Взвился сигнал, и миноносцы пошли вверх по Каме. Берега заняты противником. Вот встречается белогвардейский катер. Командующий четким голосом приказывает ему идти обратно и предупредить батареи, чтобы они не стреляли. «Скажите, что идет флотилия адмирала Старка из реки Белой». Офицер, бывший на катере, откозырял.
Миноносцы идут дальше, в самый центр белых. Пришли в село Гальяны. У пристани — баржа, на ней караул. Рядом стоит буксир. На берегу — пятьсот белых. Командующий приказывает буксиру взять баржу и вести ее в Сарапуль.
К чему? Что это за баржа, ради которой три миноносца идут на такой риск?
Буксир ведет баржу. Миноносцы рядом. На белый караул наводятся пулеметы и орудия. Неожиданное приказание караулу: «Бросай оружие!» На миноносцах взвиваются красные флаги. Караул ошалел, покорно бросил винтовки. Наши матросы уже на барже. Бросаются к люкам и кричат: «Товарищи, выходи: здесь красные моряки!»
Тихо в сырых трюмах баржи. Оттуда несет зловонием. Матросы кидаются вниз.
В барже было пятьсот двадцать два человека — коммунисты и пленные красноармейцы, обреченные белыми на расстрел. Они умирали от истощения. Живые, вернее, полуживые, они валялись на полу трюма в собственных испражнениях, едва прикрытые рогожами. Накануне с баржи было взято и расстреляно тридцать человек.
В трюмах не верили, что пришло спасение. Подавленно притаились. Думали, что их вызывают наверх, чтобы расстреливать. Наконец, когда они поняли, что перед ними свои, полубезумная радость засветилась в глазах мучеников. Многие рыдали и бились в припадке. «Братцы, товарищи, свои», — лепетали они, глядя на освободителей. Матросы начали выносить наверх своих братьев, вырванных из могилы.
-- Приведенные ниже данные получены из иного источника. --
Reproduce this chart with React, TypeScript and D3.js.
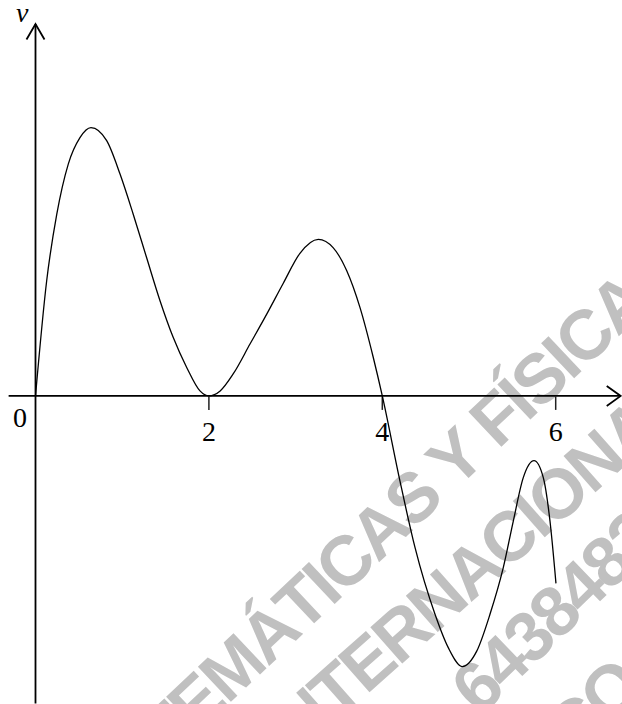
import React from "react";
import * as d3 from "d3";

// ---- data ----
const tValues = [0, 0.129, 0.245, 0.378, 0.513, 0.64, 0.821, 0.975, 1.128, 1.282, 1.436, 1.589, 1.744, 1.897, 2.0, 2.13, 2.28, 2.474, 2.667, 2.858, 3.05, 3.262, 3.435, 3.59, 3.743, 3.896, 4.0, 4.204, 4.377, 4.608, 4.761, 4.923, 5.089, 5.242, 5.396, 5.511, 5.626, 5.75, 5.857, 5.934, 6.003];
const vValues = [0, 2.31, 3.64, 4.65, 5.18, 5.38, 5.12, 4.45, 3.64, 2.77, 1.91, 1.17, 0.57, 0.10, 0, 0.10, 0.44, 1.04, 1.64, 2.26, 2.86, 3.14, 2.97, 2.51, 1.77, 0.77, 0, -1.71, -3.04, -4.38, -5.05, -5.43, -5.12, -4.38, -3.44, -2.51, -1.64, -1.30, -1.64, -2.51, -3.76];
const xTicks = [2, 4, 6];
const xTickLabels = ["2", "4", "6"];
const originLabel = "0";
const yAxisLabel = "v";
const watermarkLines = ["MATEMÁTICAS Y FÍSICA", "INTERNACIONAL", "6438482", "CO"];

const W = 622;
const H = 704;

export default function App() {
  const x = d3.scaleLinear().domain([0, 6]).range([35.5, 555.7]);
  const y = d3.scaleLinear().domain([-6.2, 7.5]).range([705, 22]);

  const pts: [number, number][] = tValues.map((t, i) => [t, vValues[i]]);
  const line = d3
    .line<[number, number]>()
    .x((d) => x(d[0]))
    .y((d) => y(d[1]))
    .curve(d3.curveMonotoneX);

  const x0 = x(0);
  const y0 = y(0);
  const xStart = x(-0.31);
  const xEnd = x(6.75);
  const yTop = y(7.46);
  const yBottom = y(-6.17);

  const serif = "'Liberation Serif', 'Times New Roman', serif";
  const wmFont = "'Liberation Sans', Arial, sans-serif";
  const wmFill = "#c0c0c0";

  // watermark anchor placements
  const wm = [
    { text: watermarkLines[0], px: 652, py: 305, anchor: "end", angle: -43.3 },
    { text: watermarkLines[1], px: 693, py: 406, anchor: "end", angle: -41.5 },
    { text: watermarkLines[2], px: 480, py: 717, anchor: "start", angle: -44 },
    { text: watermarkLines[3], px: 645, py: 690, anchor: "end", angle: -44 },
  ];

  return (
    <svg
      width={W}
      height={H}
      viewBox={`0 0 ${W} ${H}`}
      style={{ position: "absolute", left: 0, top: 0, display: "block", background: "#fff" }}
    >
      <rect x={0} y={0} width={W} height={H} fill="#fff" />
      {/* watermark */}
      <g fill={wmFill} fontFamily={wmFont} fontWeight="bold" fontSize={70} letterSpacing={-3}>
        {wm.map((w, i) => (
          <text
            key={i}
            textAnchor={w.anchor as any}
            transform={`translate(${w.px},${w.py}) rotate(${w.angle})`}
          >
            {w.text}
          </text>
        ))}
      </g>

      {/* axes */}
      <g stroke="#000" fill="none" strokeWidth={1.8}>
        <line x1={xStart} y1={y0} x2={xEnd} y2={y0} />
        <polyline points={`${xEnd - 14},${y0 - 10} ${xEnd},${y0} ${xEnd - 14},${y0 + 10}`} />
        <line x1={x0} y1={yBottom} x2={x0} y2={yTop} />
        <polyline points={`${x0 - 9},${yTop + 15.5} ${x0},${yTop} ${x0 + 9},${yTop + 15.5}`} />
      </g>
      {/* ticks */}
      <g stroke="#222" strokeWidth={1.5}>
        {xTicks.map((t) => (
          <line key={t} x1={x(t)} x2={x(t)} y1={y0} y2={y0 + 14} />
        ))}
      </g>
      {/* labels */}
      <g fontFamily={serif} fontSize={28} fill="#000">
        <text x={x0 - 15.5} y={427} textAnchor="middle">
          {originLabel}
        </text>
        {xTicks.map((t, i) => (
          <text key={t} x={x(t)} y={441} textAnchor="middle">
            {xTickLabels[i]}
          </text>
        ))}
        <text x={16} y={22} fontStyle="italic">
          {yAxisLabel}
        </text>
      </g>

      {/* curve */}
      <path d={line(pts) || ""} fill="none" stroke="#000" strokeWidth={1.3} />
    </svg>
  );
}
Сарапуль ждал возвращения миноносцев. Весть о деле уже разнеслась по городу. Народ бежит к пристани. Многие надеются увидеть своих среди тех, кто спасен с баржи. К берегу выходят красные части со знаменами и оркестрами. Подходят миноносцы и баржа. Звуки «Интернационала», рыдания, крики «ура». Спасенные сходят на родной советский берег.
В последующих боях флотилия еще оттеснила противника и заняла село Гальяны. 1 ноября к флотилии присоединился новый корабль, вооруженный в Сормове: «Ваня–Коммунист» № 9. На нем были все уцелевшие с «Вани–Коммуниста» № 5. Они вновь вернулись на фронт, чтобы биться на новом корабле, получившем родное им боевое имя.
Вплоть до ледостава действовали корабли, помогая наступлению Красной Армии. Одни за другими захватывались ими различные населенные пункты. 11 ноября наши суда разметали своим огнем белые части, занимавшие деревни Докша, Сидоровы Горы и Поздеры. У последней деревни корабли натолкнулись на заграждение. Ряд свай, опутанных якорными канатами, загораживал Каму. По реке уже шел лед, и разобрать заграждение было невозможно. Кораблям пришлось кончать боевую работу. Командование Красной Армии, благодаря моряков за все их труды, отдало приказ об отправке кораблей на зимовку.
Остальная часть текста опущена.